## Start

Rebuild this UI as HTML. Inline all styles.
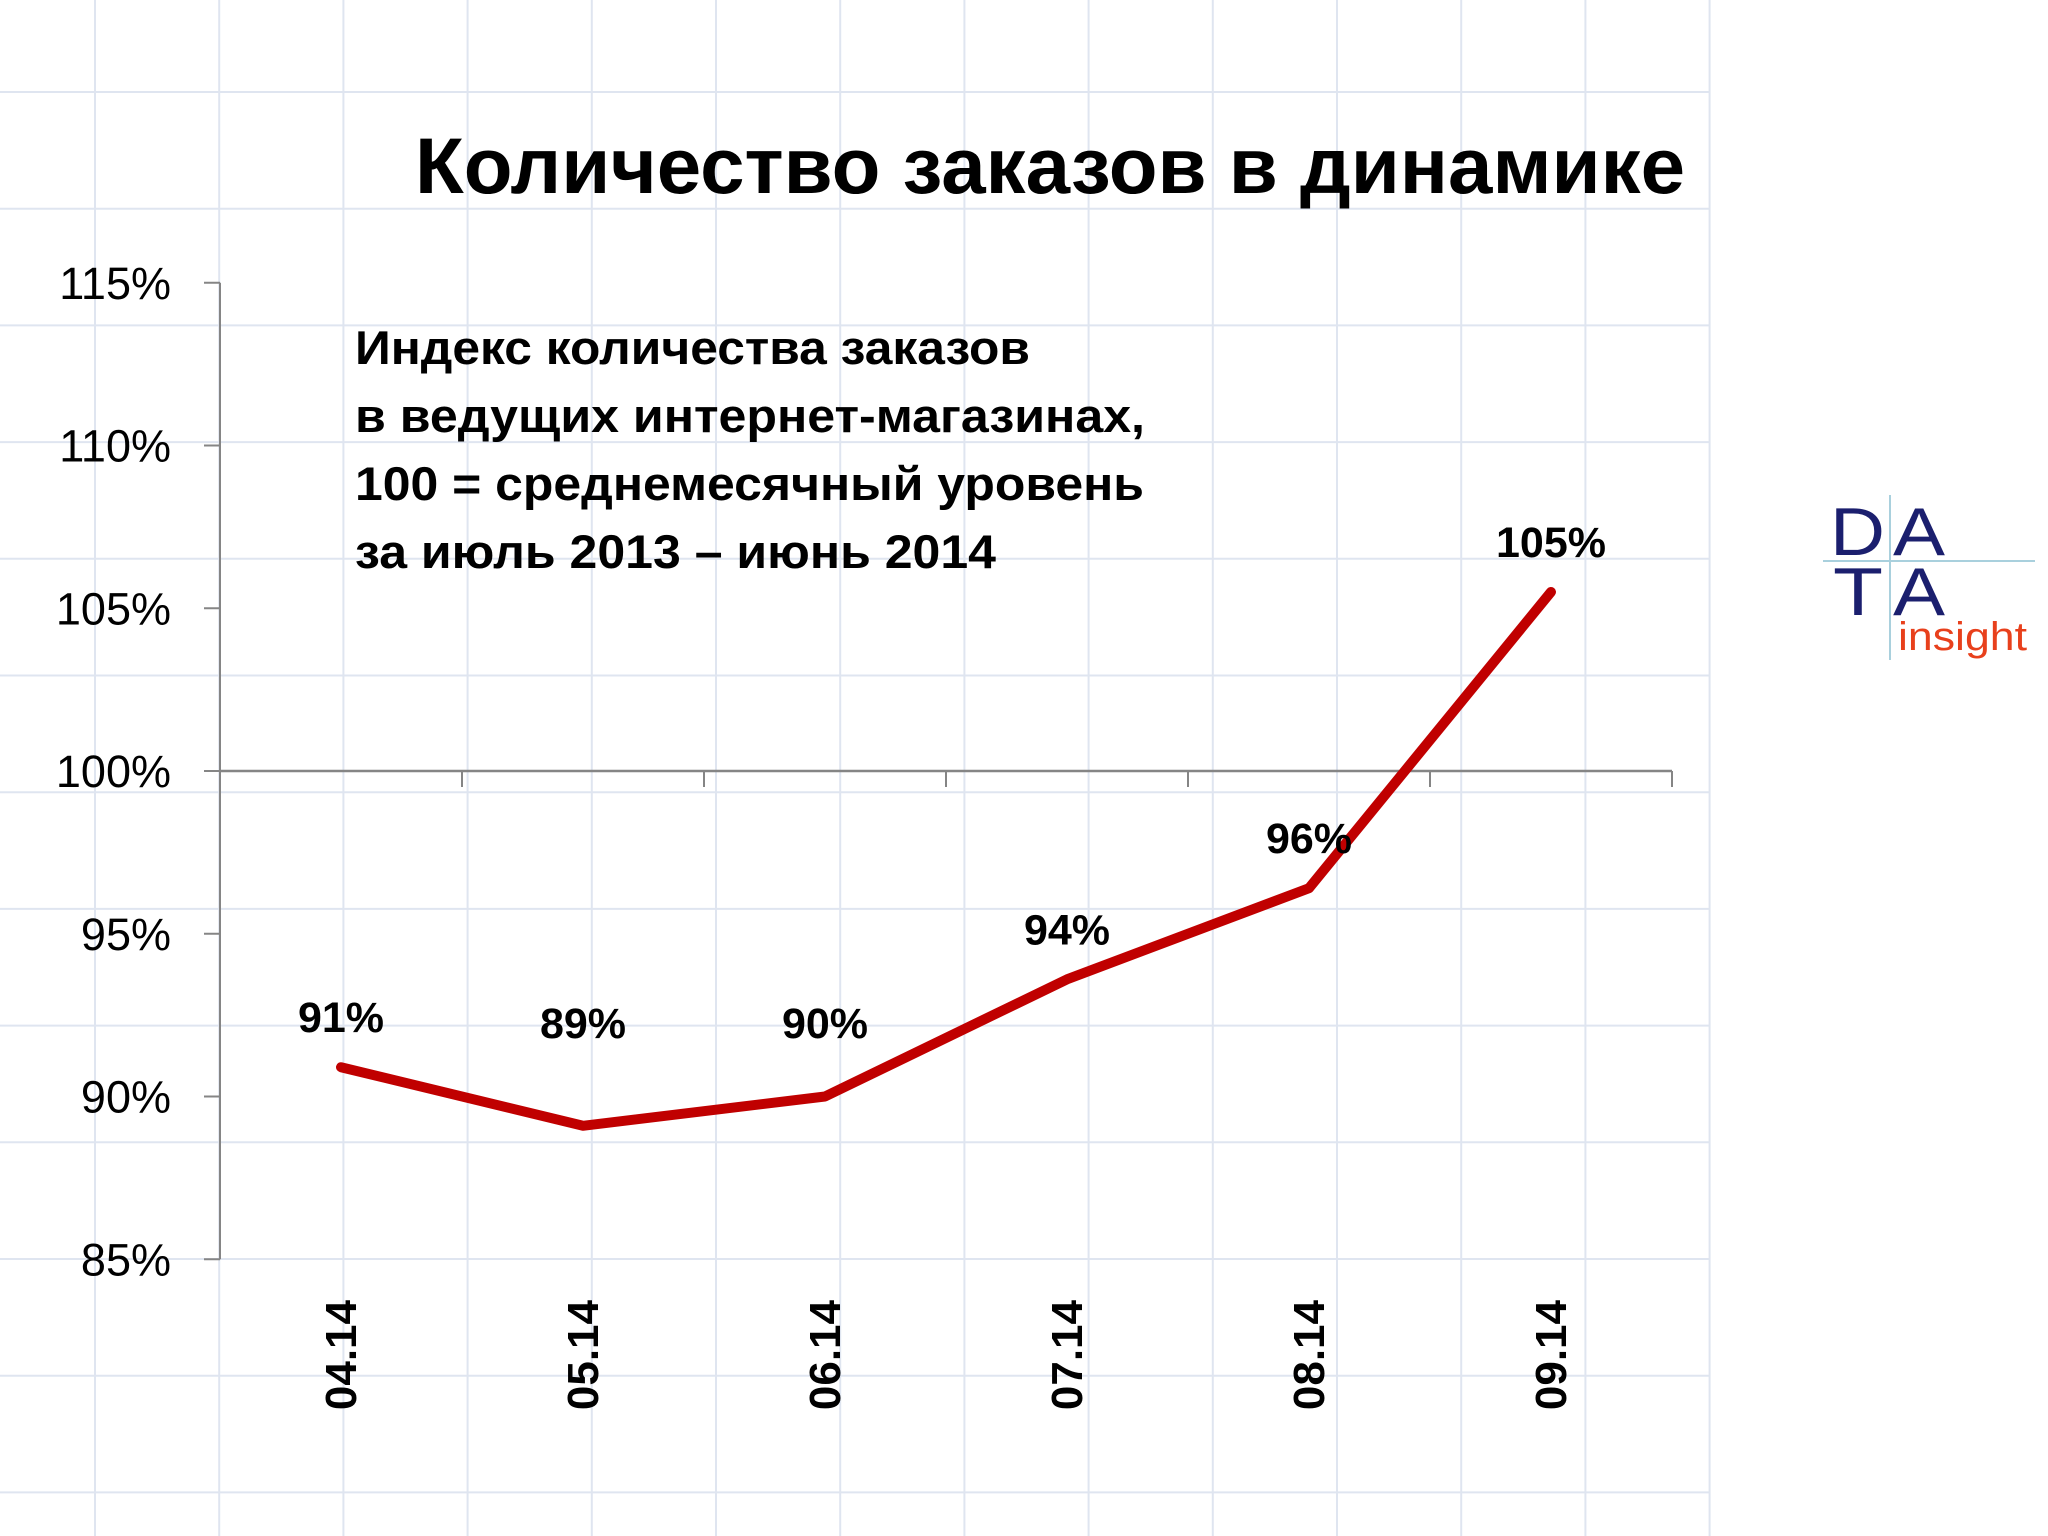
<!DOCTYPE html>
<html><head><meta charset="utf-8"><style>
html,body{margin:0;padding:0;background:#fff;}
svg{display:block;font-family:"Liberation Sans","DejaVu Sans",sans-serif;}
</style></head>
<body>
<svg id="chart" width="2048" height="1536" viewBox="0 0 2048 1536" xmlns="http://www.w3.org/2000/svg">
<g id="grid"></g>
<text x="415" y="193" font-size="79" font-weight="bold" fill="#000" textLength="1270" lengthAdjust="spacingAndGlyphs">Количество заказов в динамике</text>
<g font-size="47" font-weight="bold" fill="#000">
<text x="355" y="364" textLength="675" lengthAdjust="spacingAndGlyphs">Индекс количества заказов</text>
<text x="355" y="432" textLength="790" lengthAdjust="spacingAndGlyphs">в ведущих интернет-магазинах,</text>
<text x="355" y="500" textLength="789" lengthAdjust="spacingAndGlyphs">100 = среднемесячный уровень</text>
<text x="355" y="568" textLength="641" lengthAdjust="spacingAndGlyphs">за июль 2013 – июнь 2014</text>
</g>
<g id="axes"></g>
<g id="series"></g>
<g>
<line x1="1823" y1="561" x2="2035" y2="561" stroke="#a9d0dd" stroke-width="2"/>
<line x1="1890" y1="495" x2="1890" y2="660" stroke="#a9d0dd" stroke-width="2"/>
<text x="1830" y="555" font-size="68" fill="#1b1f6e" textLength="55" lengthAdjust="spacingAndGlyphs">D</text>
<text x="1893" y="555" font-size="68" fill="#1b1f6e" textLength="52" lengthAdjust="spacingAndGlyphs">A</text>
<text x="1833" y="615" font-size="68" fill="#1b1f6e" textLength="50" lengthAdjust="spacingAndGlyphs">T</text>
<text x="1893" y="615" font-size="68" fill="#1b1f6e" textLength="52" lengthAdjust="spacingAndGlyphs">A</text>
<text x="1898" y="650" font-size="40" fill="#e8401c" textLength="129" lengthAdjust="spacingAndGlyphs">insight</text>
</g>
</svg>
<script>
const categories = ["04.14","05.14","06.14","07.14","08.14","09.14"];
const values = [90.9, 89.1, 90.0, 93.6, 96.4, 105.5];
const valueLabels = ["91%","89%","90%","94%","96%","105%"];
const yTicks = [85, 90, 95, 100, 105, 110, 115];
const yTickLabels = ["85%","90%","95%","100%","105%","110%","115%"];

const NS = "http://www.w3.org/2000/svg";
function mk(tag, attrs, parent){const e=document.createElementNS(NS,tag);for(const k in attrs)e.setAttribute(k,attrs[k]);parent.appendChild(e);return e;}
const X0 = 220, BAND = 242;
function xPos(i){return X0 + BAND*(i+0.5);}
function yPos(v){return 771 + (100 - v)*32.55;}

// background grid
const grid = document.getElementById('grid');
for(let x=95; x<=1720; x+=124.2){
  const l=mk('line',{x1:x,y1:0,x2:x,y2:1536,stroke:'#dfe5f0','stroke-width':2},grid);
  
  
}
for(let y=92; y<=1536; y+=116.7){
  const l=mk('line',{x1:0,y1:y,x2:1710,y2:y,stroke:'#dfe5f0','stroke-width':2},grid);
  
  
}

// axes
const axes = document.getElementById('axes');
const ya = mk('line',{x1:X0,y1:yPos(115),x2:X0,y2:yPos(85),stroke:'#858585','stroke-width':2},axes);


yTicks.forEach((v,i)=>{
  const t=mk('line',{x1:X0-16,y1:yPos(v),x2:X0,y2:yPos(v),stroke:'#858585','stroke-width':2},axes);
  
  
  const tx=mk('text',{x:171,y:yPos(v)+16,'font-size':45,'text-anchor':'end',fill:'#000'},axes);
  tx.textContent=yTickLabels[i];
  
  
});
const xa = mk('line',{x1:X0,y1:yPos(100),x2:X0+BAND*categories.length,y2:yPos(100),stroke:'#858585','stroke-width':2.5},axes);


for(let i=1;i<=categories.length;i++){
  const t=mk('line',{x1:X0+BAND*i,y1:yPos(100),x2:X0+BAND*i,y2:yPos(100)+16,stroke:'#858585','stroke-width':2},axes);
  
  
}
categories.forEach((c,i)=>{
  const x=xPos(i);
  const t=mk('text',{x:0,y:0,'font-size':44,'font-weight':'bold','text-anchor':'end',fill:'#000',transform:`translate(${x+15},1300) rotate(-90)`},axes);
  t.textContent=c;
  
  
});

// series
const series = document.getElementById('series');
const pts = values.map((v,i)=>xPos(i)+','+yPos(v)).join(' ');
const pl = mk('polyline',{points:pts,fill:'none',stroke:'#c00000','stroke-width':10,'stroke-linejoin':'round','stroke-linecap':'round'},series);


values.forEach((v,i)=>{
  const cy=Math.min(yPos(v)-50, 1023);
  const t=mk('text',{x:xPos(i),y:cy+15,'font-size':43,'font-weight':'bold','text-anchor':'middle',fill:'#000'},series);
  t.textContent=valueLabels[i];
  
  
});
</script>
</body></html>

## End

Prompt:
Copy every line of the data exactly as written, excluding the pictures.

Final result:
Rebuild this UI as HTML. Inline all styles.
<!DOCTYPE html>
<html><head><meta charset="utf-8"><style>
html,body{margin:0;padding:0;background:#fff;}
svg{display:block;font-family:"Liberation Sans","DejaVu Sans",sans-serif;}
</style></head>
<body>
<svg id="chart" width="2048" height="1536" viewBox="0 0 2048 1536" xmlns="http://www.w3.org/2000/svg">
<g id="grid"></g>
<text x="415" y="193" font-size="79" font-weight="bold" fill="#000" textLength="1270" lengthAdjust="spacingAndGlyphs">Количество заказов в динамике</text>
<g font-size="47" font-weight="bold" fill="#000">
<text x="355" y="364" textLength="675" lengthAdjust="spacingAndGlyphs">Индекс количества заказов</text>
<text x="355" y="432" textLength="790" lengthAdjust="spacingAndGlyphs">в ведущих интернет-магазинах,</text>
<text x="355" y="500" textLength="789" lengthAdjust="spacingAndGlyphs">100 = среднемесячный уровень</text>
<text x="355" y="568" textLength="641" lengthAdjust="spacingAndGlyphs">за июль 2013 – июнь 2014</text>
</g>
<g id="axes"></g>
<g id="series"></g>
<g>
<line x1="1823" y1="561" x2="2035" y2="561" stroke="#a9d0dd" stroke-width="2"/>
<line x1="1890" y1="495" x2="1890" y2="660" stroke="#a9d0dd" stroke-width="2"/>
<text x="1830" y="555" font-size="68" fill="#1b1f6e" textLength="55" lengthAdjust="spacingAndGlyphs">D</text>
<text x="1893" y="555" font-size="68" fill="#1b1f6e" textLength="52" lengthAdjust="spacingAndGlyphs">A</text>
<text x="1833" y="615" font-size="68" fill="#1b1f6e" textLength="50" lengthAdjust="spacingAndGlyphs">T</text>
<text x="1893" y="615" font-size="68" fill="#1b1f6e" textLength="52" lengthAdjust="spacingAndGlyphs">A</text>
<text x="1898" y="650" font-size="40" fill="#e8401c" textLength="129" lengthAdjust="spacingAndGlyphs">insight</text>
</g>
</svg>
<script>
const categories = ["04.14","05.14","06.14","07.14","08.14","09.14"];
const values = [90.9, 89.1, 90.0, 93.6, 96.4, 105.5];
const valueLabels = ["91%","89%","90%","94%","96%","105%"];
const yTicks = [85, 90, 95, 100, 105, 110, 115];
const yTickLabels = ["85%","90%","95%","100%","105%","110%","115%"];

const NS = "http://www.w3.org/2000/svg";
function mk(tag, attrs, parent){const e=document.createElementNS(NS,tag);for(const k in attrs)e.setAttribute(k,attrs[k]);parent.appendChild(e);return e;}
const X0 = 220, BAND = 242;
function xPos(i){return X0 + BAND*(i+0.5);}
function yPos(v){return 771 + (100 - v)*32.55;}

// background grid
const grid = document.getElementById('grid');
for(let x=95; x<=1720; x+=124.2){
  const l=mk('line',{x1:x,y1:0,x2:x,y2:1536,stroke:'#dfe5f0','stroke-width':2},grid);
  
  
}
for(let y=92; y<=1536; y+=116.7){
  const l=mk('line',{x1:0,y1:y,x2:1710,y2:y,stroke:'#dfe5f0','stroke-width':2},grid);
  
  
}

// axes
const axes = document.getElementById('axes');
const ya = mk('line',{x1:X0,y1:yPos(115),x2:X0,y2:yPos(85),stroke:'#858585','stroke-width':2},axes);


yTicks.forEach((v,i)=>{
  const t=mk('line',{x1:X0-16,y1:yPos(v),x2:X0,y2:yPos(v),stroke:'#858585','stroke-width':2},axes);
  
  
  const tx=mk('text',{x:171,y:yPos(v)+16,'font-size':45,'text-anchor':'end',fill:'#000'},axes);
  tx.textContent=yTickLabels[i];
  
  
});
const xa = mk('line',{x1:X0,y1:yPos(100),x2:X0+BAND*categories.length,y2:yPos(100),stroke:'#858585','stroke-width':2.5},axes);


for(let i=1;i<=categories.length;i++){
  const t=mk('line',{x1:X0+BAND*i,y1:yPos(100),x2:X0+BAND*i,y2:yPos(100)+16,stroke:'#858585','stroke-width':2},axes);
  
  
}
categories.forEach((c,i)=>{
  const x=xPos(i);
  const t=mk('text',{x:0,y:0,'font-size':44,'font-weight':'bold','text-anchor':'end',fill:'#000',transform:`translate(${x+15},1300) rotate(-90)`},axes);
  t.textContent=c;
  
  
});

// series
const series = document.getElementById('series');
const pts = values.map((v,i)=>xPos(i)+','+yPos(v)).join(' ');
const pl = mk('polyline',{points:pts,fill:'none',stroke:'#c00000','stroke-width':10,'stroke-linejoin':'round','stroke-linecap':'round'},series);


values.forEach((v,i)=>{
  const cy=Math.min(yPos(v)-50, 1023);
  const t=mk('text',{x:xPos(i),y:cy+15,'font-size':43,'font-weight':'bold','text-anchor':'middle',fill:'#000'},series);
  t.textContent=valueLabels[i];
  
  
});
</script>
</body></html>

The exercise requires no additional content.